37. If one were to read the affidavit filed by the Claimant, one can only arrive at one conclusion; and that is that all the Defendants were avoiding service of any document on them. I am also made to understand the arbitration hearing was put in suspense pending the Defendants enforcing the Pakistan court injunction. Again, no action was taken to enforce this injunction. The dispute had arisen as early as about 2008 or 2009. Today about nine years have lapsed since the dispute arose. Award by the arbitrator was made in 2012 now six years from the time the arbitrator made his award. The question is “is it just?” to the Claimant for his Immediate Judgement to be set aside after considering the way the Defendants, in particular the First and Fourth Defendants acted all these time.

38. I have also considered the likelihood of success of the Fourth Defendant in preventing the judgement of the Singapore High Court from being enforced in the DIFC. There was no mention at all that the judgment of the Singapore court cannot be enforced in the DIFC. In fact applying the Memorandum of Guidance entered into between the DIFC Courts and the Singapore Courts on 21st January 2015. The Memorandum specifically provides at paragrapah 18:

“The DIFC Courts will not re-examine the merits of a judgment of the Supreme Court of Singapore. The judgment may not be challenged on the grounds that it contains an error of fact or law.
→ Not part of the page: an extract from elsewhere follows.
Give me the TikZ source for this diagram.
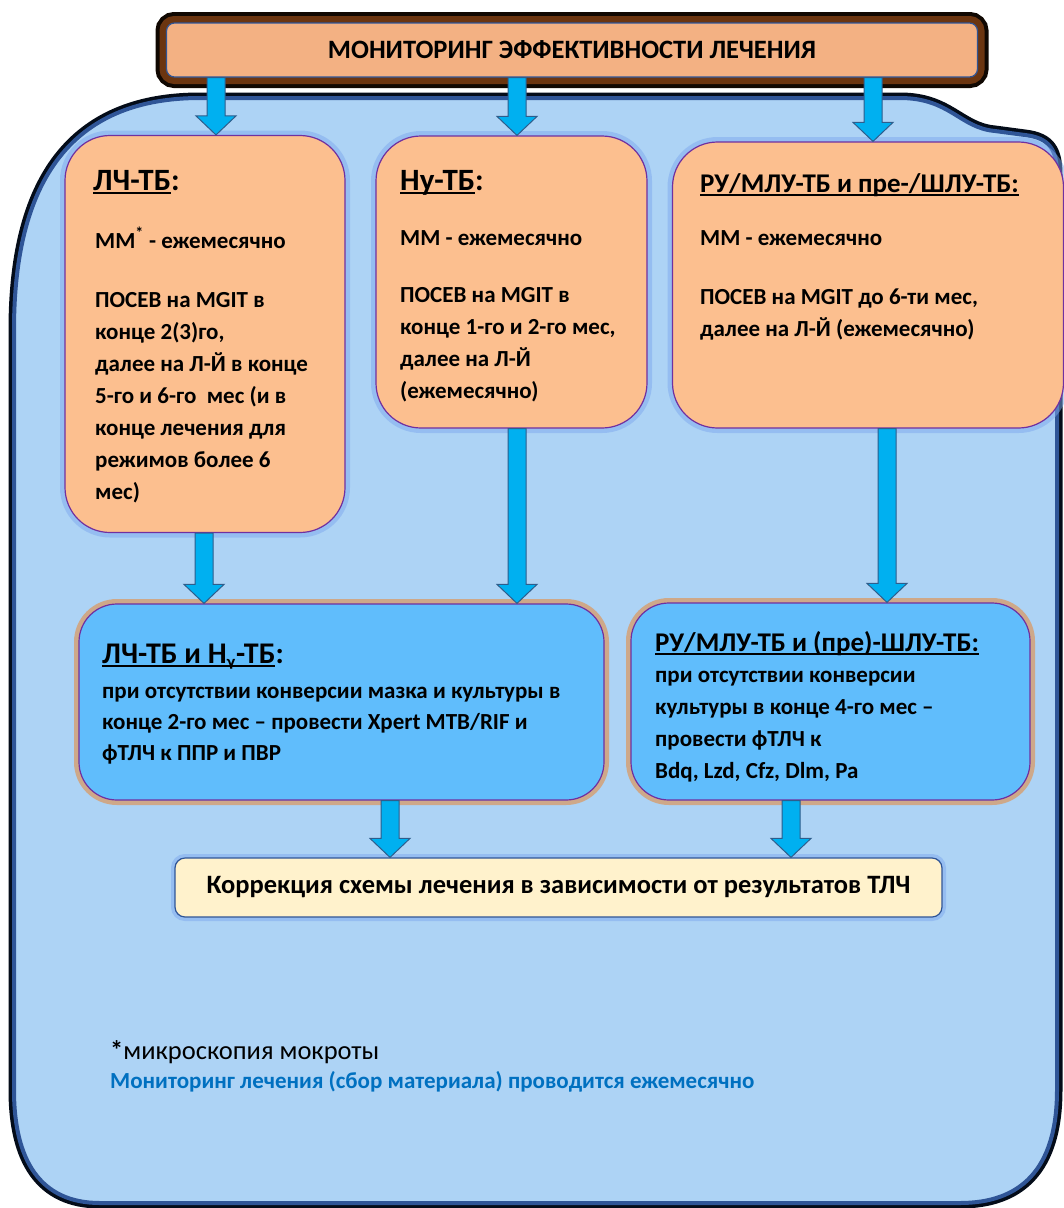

A judgment of the Supreme Court of Singapore will be enforced on the basis that the defendant has a legal obligation, recognised by the DIFC Courts, to satisfy a judgment of the Supreme Court of Singapore.”

39. The judgment entered by the Singapore High Court is a money judgement.

40. In order to succeed, the Fourth Defendant would have to go and challenge the order of the High Court of Singapore, prove that it was wrong in making the order to enforce the arbitrators award. Obviously it is too late. It is most unlikely that they will succeed in Singapore considering the lapse of time, as well as their failure to appear in the Singapore High Court. They could have appeared before the Singapore High Court and at least attempted to prevent the court from making the order by producing the injunction given by the Pakistan court.

41. On the question of whether they were aware that there was an application to enter Immediate Judgement against them, the Fourth Defendant was aware of the application made for alternative service since it was served on the Fourth Defendant.There was a DIFC courts certificate of service (see paragraph 19 above).The fact that they were unaware of the application for Immediate Judgment therefore becomes irrelevant.

42. Taking into consideration the facts before me as well as the law as I understand it to be, I am satisfied that if the Fourth Defendant was to be allowed to challenge the application to set aside the Immediate Judgment,  it is extremely unlikely that he will succeed. He must prove that he will be more than just likely to succeed. There must be a ‘realistic’ as opposed to ‘fanciful’ prospect of success. (see GFH Capital Limited  v David Lawrence Haigh [2014] DIFC CFI 020 quoting JSC VTB Bank v Skurikhin [2014] EWHC 271. In the Skurikhin case the judge had analysed all the principles relating to setting aside a default judgment.

43. On the question of whether the Claimant had properly invoked Part 7 instead of Part 45 of the RDC, in my opinion it is up to the Applicant to choose which provision of the Rules he wishes to invoke. His motive for doing so is irrelevant.


44. Having considered the facts of this case, I arrive at the decision that it is not just to set aside the Immediate Judgement given by this Court on 6 June 2018. I therefore dismiss this application with costs. Costs to be taxed.